- _BRIEF_: Only the pictures are omitted; repeat all other data exactly.

---

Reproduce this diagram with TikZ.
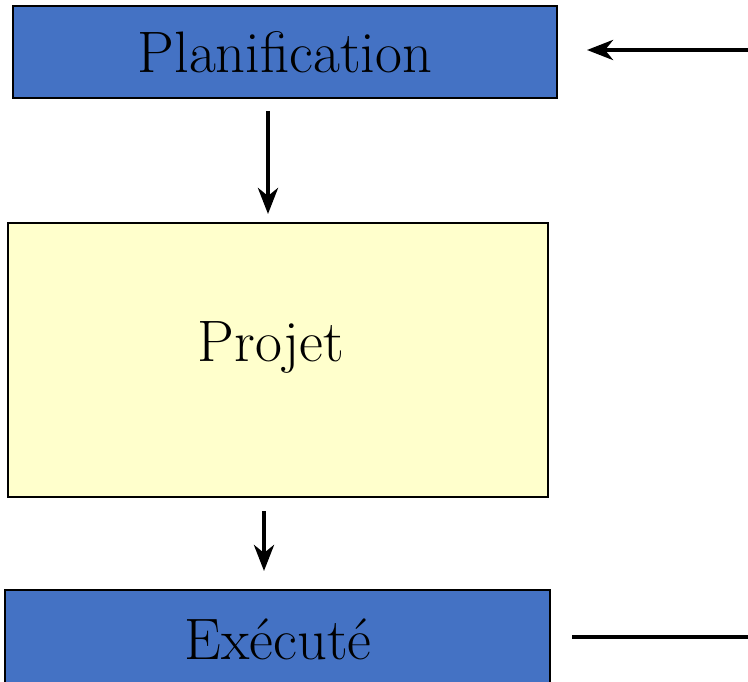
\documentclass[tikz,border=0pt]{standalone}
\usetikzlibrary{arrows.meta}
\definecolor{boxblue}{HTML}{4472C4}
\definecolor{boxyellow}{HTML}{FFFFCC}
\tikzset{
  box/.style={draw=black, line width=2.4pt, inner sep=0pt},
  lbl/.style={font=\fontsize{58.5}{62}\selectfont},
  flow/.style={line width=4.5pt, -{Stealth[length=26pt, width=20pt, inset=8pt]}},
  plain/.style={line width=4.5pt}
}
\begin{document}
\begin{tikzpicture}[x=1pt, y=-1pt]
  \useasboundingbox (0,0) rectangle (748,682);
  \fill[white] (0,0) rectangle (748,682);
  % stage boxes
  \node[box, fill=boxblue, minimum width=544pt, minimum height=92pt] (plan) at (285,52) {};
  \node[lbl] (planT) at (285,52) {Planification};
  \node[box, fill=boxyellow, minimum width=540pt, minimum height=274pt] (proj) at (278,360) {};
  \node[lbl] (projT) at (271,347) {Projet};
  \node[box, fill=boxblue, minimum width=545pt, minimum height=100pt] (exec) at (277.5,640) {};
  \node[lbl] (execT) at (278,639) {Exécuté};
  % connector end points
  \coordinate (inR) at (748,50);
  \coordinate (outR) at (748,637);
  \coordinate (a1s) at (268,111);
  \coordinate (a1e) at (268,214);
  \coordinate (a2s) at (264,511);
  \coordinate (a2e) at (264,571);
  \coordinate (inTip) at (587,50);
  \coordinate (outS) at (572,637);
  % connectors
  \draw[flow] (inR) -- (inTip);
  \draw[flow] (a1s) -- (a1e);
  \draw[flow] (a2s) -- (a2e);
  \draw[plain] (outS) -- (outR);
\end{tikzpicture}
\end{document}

---

- _WRITTEN ANSWER_:
Reproduce this diagram with TikZ.
\documentclass[tikz,border=0pt]{standalone}
\usetikzlibrary{arrows.meta}
\definecolor{boxblue}{HTML}{4472C4}
\definecolor{boxyellow}{HTML}{FFFFCC}
\tikzset{
  box/.style={draw=black, line width=2.4pt, inner sep=0pt},
  lbl/.style={font=\fontsize{58.5}{62}\selectfont},
  flow/.style={line width=4.5pt, -{Stealth[length=26pt, width=20pt, inset=8pt]}},
  plain/.style={line width=4.5pt}
}
\begin{document}
\begin{tikzpicture}[x=1pt, y=-1pt]
  \useasboundingbox (0,0) rectangle (748,682);
  \fill[white] (0,0) rectangle (748,682);
  % stage boxes
  \node[box, fill=boxblue, minimum width=544pt, minimum height=92pt] (plan) at (285,52) {};
  \node[lbl] (planT) at (285,52) {Planification};
  \node[box, fill=boxyellow, minimum width=540pt, minimum height=274pt] (proj) at (278,360) {};
  \node[lbl] (projT) at (271,347) {Projet};
  \node[box, fill=boxblue, minimum width=545pt, minimum height=100pt] (exec) at (277.5,640) {};
  \node[lbl] (execT) at (278,639) {Exécuté};
  % connector end points
  \coordinate (inR) at (748,50);
  \coordinate (outR) at (748,637);
  \coordinate (a1s) at (268,111);
  \coordinate (a1e) at (268,214);
  \coordinate (a2s) at (264,511);
  \coordinate (a2e) at (264,571);
  \coordinate (inTip) at (587,50);
  \coordinate (outS) at (572,637);
  % connectors
  \draw[flow] (inR) -- (inTip);
  \draw[flow] (a1s) -- (a1e);
  \draw[flow] (a2s) -- (a2e);
  \draw[plain] (outS) -- (outR);
\end{tikzpicture}
\end{document}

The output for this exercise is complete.